----- DATA EXCERPT -----

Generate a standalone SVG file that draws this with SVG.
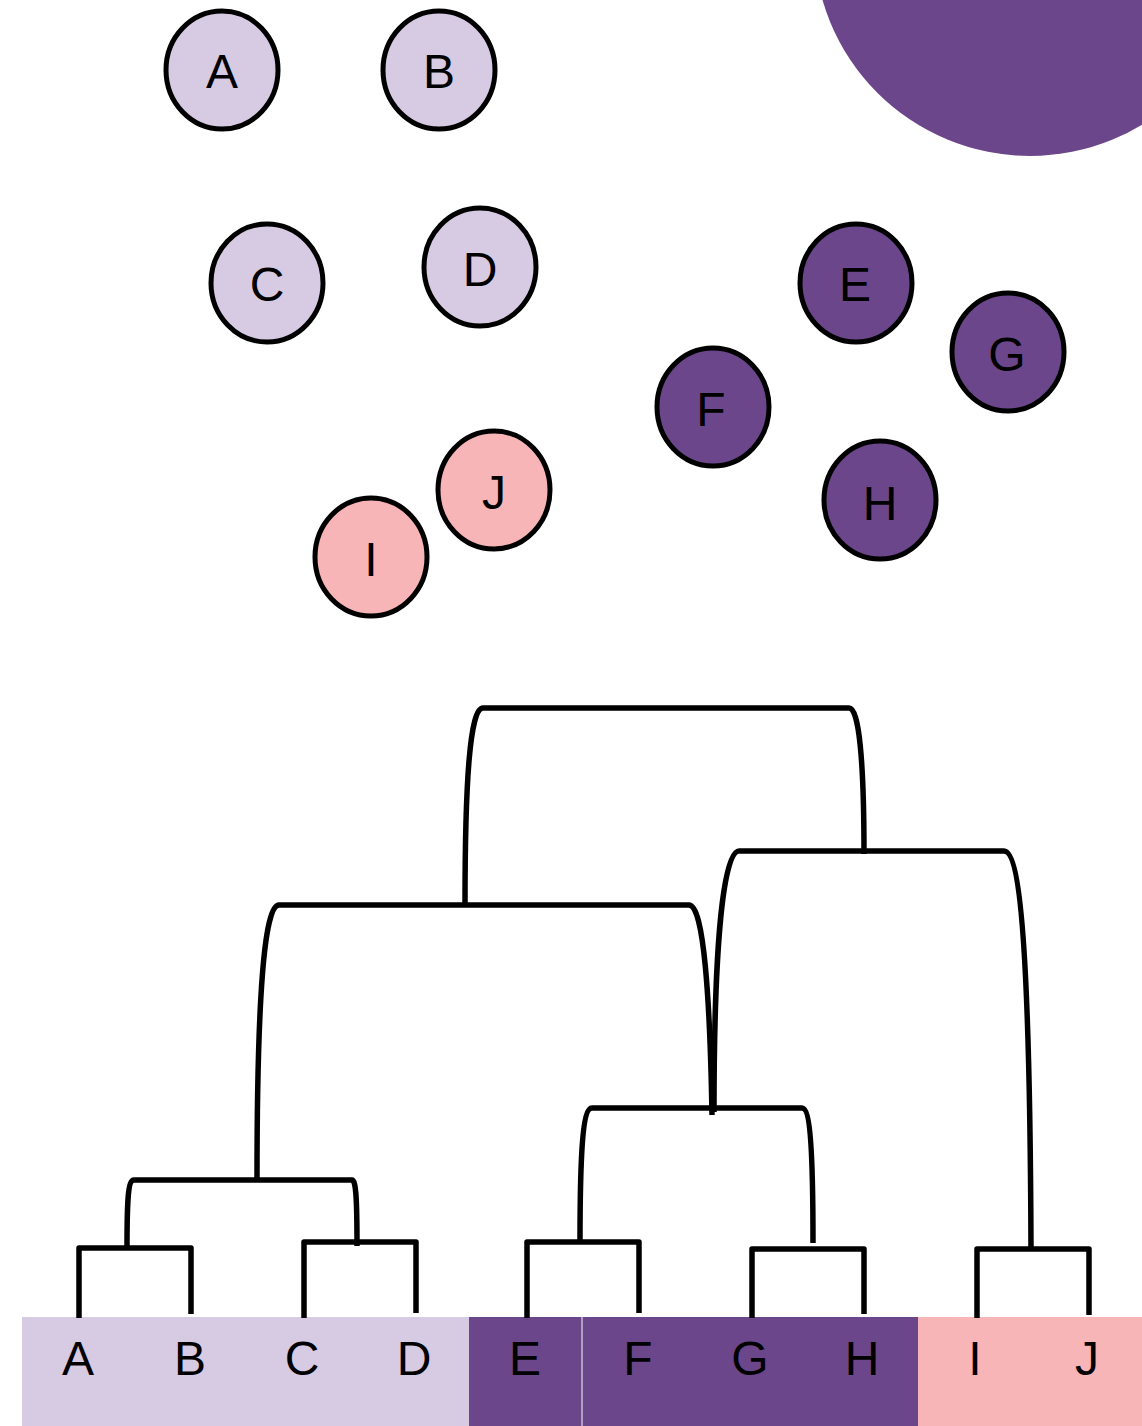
<svg xmlns="http://www.w3.org/2000/svg" width="1142" height="1426" viewBox="0 0 1142 1426">
<style>
.n{stroke:#000;stroke-width:5}
.lp{fill:#D7CAE3}
.dp{fill:#6B468A}
.pk{fill:#F7B5B8}
.t{font-family:"Liberation Sans",Arial,sans-serif;font-size:48px;fill:#000;text-anchor:middle}
.c{fill:none;stroke:#000;stroke-width:5.5;stroke-linejoin:round}
</style>
<rect width="1142" height="1426" fill="#fff"/>
<circle cx="1030" cy="-60" r="216" class="dp"/>
<g id="nodeA"><ellipse cx="222" cy="70" rx="56" ry="59" class="n lp"/><text x="222" y="88" class="t">A</text></g>
<g id="nodeB"><ellipse cx="439" cy="70" rx="56" ry="59" class="n lp"/><text x="439" y="88" class="t">B</text></g>
<g id="nodeC"><ellipse cx="267" cy="283" rx="56" ry="59" class="n lp"/><text x="267" y="301" class="t">C</text></g>
<g id="nodeD"><ellipse cx="480" cy="267" rx="56" ry="59" class="n lp"/><text x="480" y="286" class="t">D</text></g>
<g id="nodeE"><ellipse cx="856" cy="283" rx="56" ry="59" class="n dp"/><text x="855" y="301" class="t">E</text></g>
<g id="nodeG"><ellipse cx="1008" cy="352" rx="56" ry="59" class="n dp"/><text x="1007" y="371" class="t">G</text></g>
<g id="nodeF"><ellipse cx="713" cy="407" rx="56" ry="59" class="n dp"/><text x="711" y="426" class="t">F</text></g>
<g id="nodeH"><ellipse cx="880" cy="500" rx="56" ry="59" class="n dp"/><text x="880" y="520" class="t">H</text></g>
<g id="nodeJ"><ellipse cx="494" cy="490" rx="56" ry="59" class="n pk"/><text x="494" y="509" class="t">J</text></g>
<g id="nodeI"><ellipse cx="371" cy="557" rx="56" ry="59" class="n pk"/><text x="371" y="576" class="t">I</text></g>
<g id="bar">
<rect x="22" y="1317" width="447" height="109" class="lp"/>
<rect x="469" y="1317" width="449" height="109" class="dp"/>
<rect x="918" y="1317" width="224" height="109" class="pk"/>
<line x1="582" y1="1317" x2="582" y2="1426" stroke="#fff" stroke-width="1.2" opacity="0.8"/>
<text x="78" y="1375" class="t">A</text>
<text x="190" y="1375" class="t">B</text>
<text x="302" y="1375" class="t">C</text>
<text x="414" y="1375" class="t">D</text>
<text x="525" y="1375" class="t">E</text>
<text x="638" y="1375" class="t">F</text>
<text x="750" y="1375" class="t">G</text>
<text x="862" y="1375" class="t">H</text>
<text x="975" y="1375" class="t">I</text>
<text x="1087" y="1375" class="t">J</text>
</g>
<g id="connectors">
<path class="c" d="M79 1318 V1248 H191 V1314"/>
<path class="c" d="M304 1318 V1242 H416 V1313"/>
<path class="c" d="M527 1318 V1242 H639 V1313"/>
<path class="c" d="M752 1318 V1249 H864 V1314"/>
<path class="c" d="M977 1318 V1249 H1089 V1315"/>
<path class="c" d="M127 1248 C127 1200 128 1180 134 1180 L352 1180 C356 1180 357 1200 357 1246"/>
<path class="c" d="M580 1242 C580 1150 583 1108 592 1108 L802 1108 C810 1108 813 1150 813 1243"/>
<path class="c" d="M257 1180 C257 1000 264 905 279 905 L689 905 C704 905 710 1000 712 1115"/>
<path class="c" d="M714 1112 C714 960 722 851 739 851 L1004 851 C1022 851 1030 980 1031 1248"/>
<path class="c" d="M465 905 C465 780 470 708 483 708 L849 708 C859 708 864 760 864 854"/>
</g>
</svg>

-----

REQUIREMENTS:
The material above must be printed exactly, with its pictures left out.

TASK ANSWER:
Generate a standalone SVG file that draws this with SVG.
<svg xmlns="http://www.w3.org/2000/svg" width="1142" height="1426" viewBox="0 0 1142 1426">
<style>
.n{stroke:#000;stroke-width:5}
.lp{fill:#D7CAE3}
.dp{fill:#6B468A}
.pk{fill:#F7B5B8}
.t{font-family:"Liberation Sans",Arial,sans-serif;font-size:48px;fill:#000;text-anchor:middle}
.c{fill:none;stroke:#000;stroke-width:5.5;stroke-linejoin:round}
</style>
<rect width="1142" height="1426" fill="#fff"/>
<circle cx="1030" cy="-60" r="216" class="dp"/>
<g id="nodeA"><ellipse cx="222" cy="70" rx="56" ry="59" class="n lp"/><text x="222" y="88" class="t">A</text></g>
<g id="nodeB"><ellipse cx="439" cy="70" rx="56" ry="59" class="n lp"/><text x="439" y="88" class="t">B</text></g>
<g id="nodeC"><ellipse cx="267" cy="283" rx="56" ry="59" class="n lp"/><text x="267" y="301" class="t">C</text></g>
<g id="nodeD"><ellipse cx="480" cy="267" rx="56" ry="59" class="n lp"/><text x="480" y="286" class="t">D</text></g>
<g id="nodeE"><ellipse cx="856" cy="283" rx="56" ry="59" class="n dp"/><text x="855" y="301" class="t">E</text></g>
<g id="nodeG"><ellipse cx="1008" cy="352" rx="56" ry="59" class="n dp"/><text x="1007" y="371" class="t">G</text></g>
<g id="nodeF"><ellipse cx="713" cy="407" rx="56" ry="59" class="n dp"/><text x="711" y="426" class="t">F</text></g>
<g id="nodeH"><ellipse cx="880" cy="500" rx="56" ry="59" class="n dp"/><text x="880" y="520" class="t">H</text></g>
<g id="nodeJ"><ellipse cx="494" cy="490" rx="56" ry="59" class="n pk"/><text x="494" y="509" class="t">J</text></g>
<g id="nodeI"><ellipse cx="371" cy="557" rx="56" ry="59" class="n pk"/><text x="371" y="576" class="t">I</text></g>
<g id="bar">
<rect x="22" y="1317" width="447" height="109" class="lp"/>
<rect x="469" y="1317" width="449" height="109" class="dp"/>
<rect x="918" y="1317" width="224" height="109" class="pk"/>
<line x1="582" y1="1317" x2="582" y2="1426" stroke="#fff" stroke-width="1.2" opacity="0.8"/>
<text x="78" y="1375" class="t">A</text>
<text x="190" y="1375" class="t">B</text>
<text x="302" y="1375" class="t">C</text>
<text x="414" y="1375" class="t">D</text>
<text x="525" y="1375" class="t">E</text>
<text x="638" y="1375" class="t">F</text>
<text x="750" y="1375" class="t">G</text>
<text x="862" y="1375" class="t">H</text>
<text x="975" y="1375" class="t">I</text>
<text x="1087" y="1375" class="t">J</text>
</g>
<g id="connectors">
<path class="c" d="M79 1318 V1248 H191 V1314"/>
<path class="c" d="M304 1318 V1242 H416 V1313"/>
<path class="c" d="M527 1318 V1242 H639 V1313"/>
<path class="c" d="M752 1318 V1249 H864 V1314"/>
<path class="c" d="M977 1318 V1249 H1089 V1315"/>
<path class="c" d="M127 1248 C127 1200 128 1180 134 1180 L352 1180 C356 1180 357 1200 357 1246"/>
<path class="c" d="M580 1242 C580 1150 583 1108 592 1108 L802 1108 C810 1108 813 1150 813 1243"/>
<path class="c" d="M257 1180 C257 1000 264 905 279 905 L689 905 C704 905 710 1000 712 1115"/>
<path class="c" d="M714 1112 C714 960 722 851 739 851 L1004 851 C1022 851 1030 980 1031 1248"/>
<path class="c" d="M465 905 C465 780 470 708 483 708 L849 708 C859 708 864 760 864 854"/>
</g>
</svg>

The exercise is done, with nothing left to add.